I think your example in board 5. 5 is wrong. We have the midpoints in 4 sides make the bishop circuit

Also in (2n+1). (2n+1)

edfearay123 wrote: Very beatiful problem Answer: For $1 \times n$ and or $n \times 1$ obviously is $n$. For $m$ and $n$ greater than $1$ is $2m+2n-4$. We will consider a graph $G$, where the vertices are the red squares and we will put an edge between two squares $X$ and $Y$ if $X$ and $Y$ are in the same diagonal and there are not red squares between them. Now, note that there is a cycle on $G$ if only if there is a bishop circuit. For it, you can use that if the cycle has some $k$ vertices in the same diagonal then in the bishop path use the vertices at the extrems. We conclude that it's necessary that $G$ is a tree (or a forest) and is well-known that has $n-i$ edges, where $i$ is the number of conex components. Also see that if we paint the squares of the board like a chess with black and white we get that no one black square has edge with no one white square, so the graph has at least two trees, then the number of edges is at the most $N-2$. Now, enumerate the rows of the board with $1, 2, \dots, m$ and the columns with $m+1, m+2, \dots, m+n$. We will say that a diagonal is increasing if its beginning is on one of the left or bottom sides of the board and its end is on one of the top or right sides of the board. We will say that a diagonal is decreasing if its beginning is on one of the left sides or top and if its end is on one of the right or bottom sides. Those diagonals can be with lenght $1$ (vertices of the board) Let $a_i$ the number of red squares on the diagonal increasing that passes by the line with number $i$. Let $b_i$ the number of red squares on the diagonal decreasing that passes by the line with number $i$. Note that, by double counting $\sum a_i=\sum b_i=N$, where $N$ is the number of red squares on the board. The number of edges on the graph for each diagonal is $a_i-1$ (or $b_i-1$). So by double counting for the edges of the graph we have that: $$\sum_{i=1}^{m+n-1} a_i+\sum_{i=1}^{m+n-1} b_i-2(m+n-1)\leq N-2$$ We conclude that $N \leq 2m+2n-4$. The example ($m\leq n$) is paint all squares on the first and last column and on the last two rows. Your example is wrong when the board (2n+1).(2n+1)

graph theory

Lemma:If graph $G$ has $n$ vertices and at least $n$ edges, then this graph has a cycle. proof is easier than induction. Lemma:If the degree graph $G$ is at least two, this graph has a cycle.
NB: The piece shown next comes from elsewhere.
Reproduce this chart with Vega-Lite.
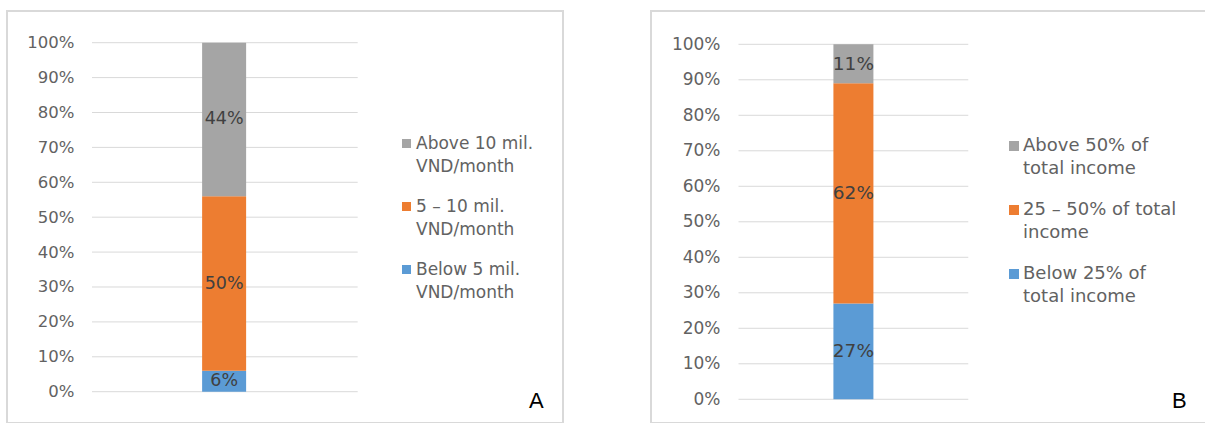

An other approach, consider the graph $G$ where the vertices are the $2m+2n-2$ diagonals on the board. We put an edge between two diagonals $D_1,D_2$ if their intersection is a red square. It simple to show that there is a bishop circuit if and only if there is a cycle. Also if we color the vertices like a chessboard we see that every time we traverse an edge our color is the same, and thus the graph has at least two connected components. It follows that $e\leq 2n+2m-4$, where $e$ is the number of edges (i.e the number of red squares). For the example see edfearay123's solution.

Aegaertargaryen1102 wrote: I think your example in board 5. 5 is wrong. We have the midpoints in 4 sides make the bishop circuit Sorry, I didn't notice this message. With "the last two rows", I mean rows $m-1$ and $m$ and columns are $1$ and $n$.